One orderly, who asked to remain anonymous due to fear of reprisals, told CTV News they “100 per cent” felt lied to by the government, as what was supposed to be a permanent job has instead turned into a one-year contract that will expire in September.
“That's why I want it to be known now, because there's only two more months in our contracts,” they said. “Even though it was never supposed to be a contract. I want people know now, before the narrative is switched on us.”
Last year, as Quebec's CHSLDs buckled under the dual weights of the pandemic and short-staffing, Premier Francois Legault launched a massive recruitment blitz for orderlies. In June, 2020, he said his plan would see 10,000 people be trained as orderlies and given permanent jobs by September.
Pamela Scott was among those who answered the call. But she said soon after her training started, the deal changed.
“It was a full-time position, with a guaranteed salary and once I got through my training and got through the door, it was closed behind me. I found it wasn't that,” she said.
Scott said she was told the permanent position was instead a one-year contract.

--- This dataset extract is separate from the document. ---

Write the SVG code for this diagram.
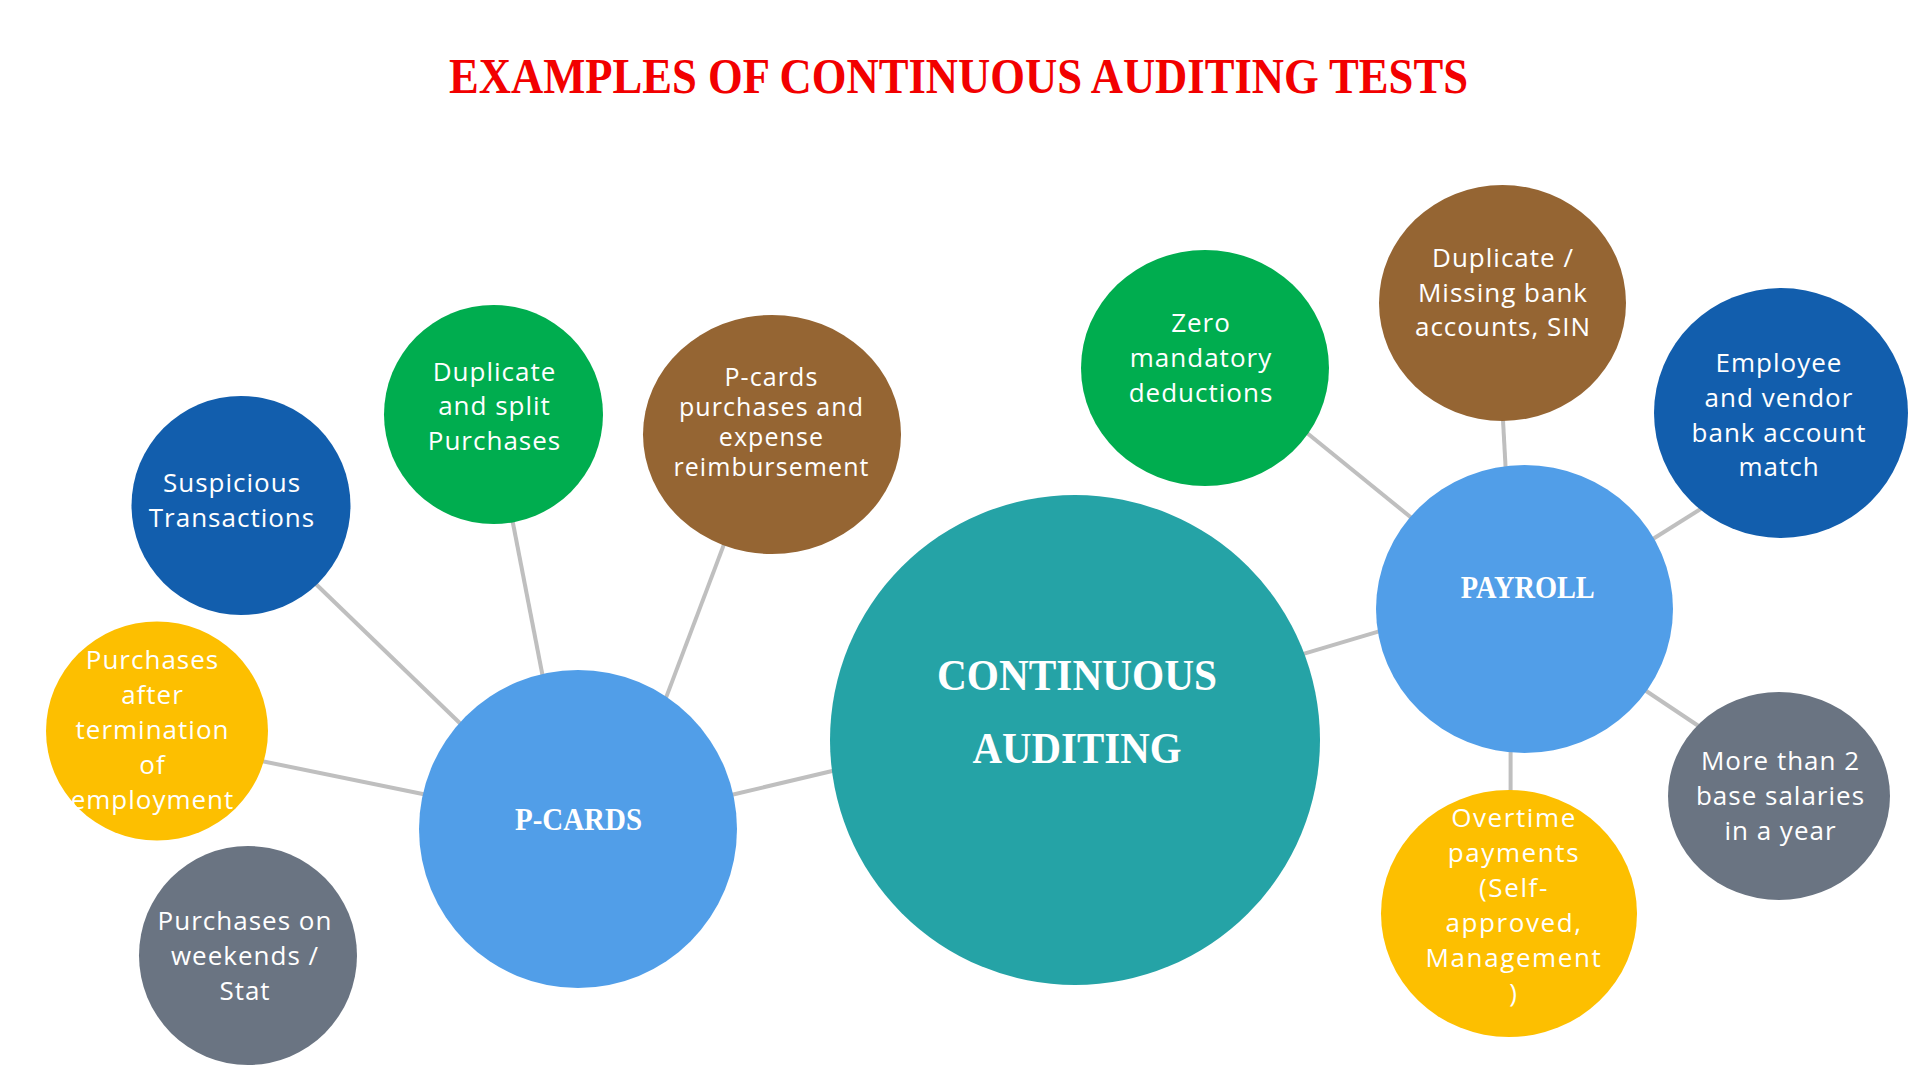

Both orderlies said some new staffers will see their jobs be switched to an on-call basis, with no guarantee of hours.
Scott did manage to get a part-time position, though she had hoped for full-time.
Jeff Begley, president of the CSN union representing the orderlies, said that once the contracts are up, they should be grouped into the existing collective agreement.
“This was something that was done really, really quickly. It's not surprising there's some confusion,” he said.
The orderly who asked for anonymity said they love their new job and they fear that, with CHSLDs still short-staffed after the hiring blitz, the people they've cared for could suffer once more.
“I'm hurt. I'm really hurt knowing we're not cared for,” they said. “To know our government can say one thing and not follow through.”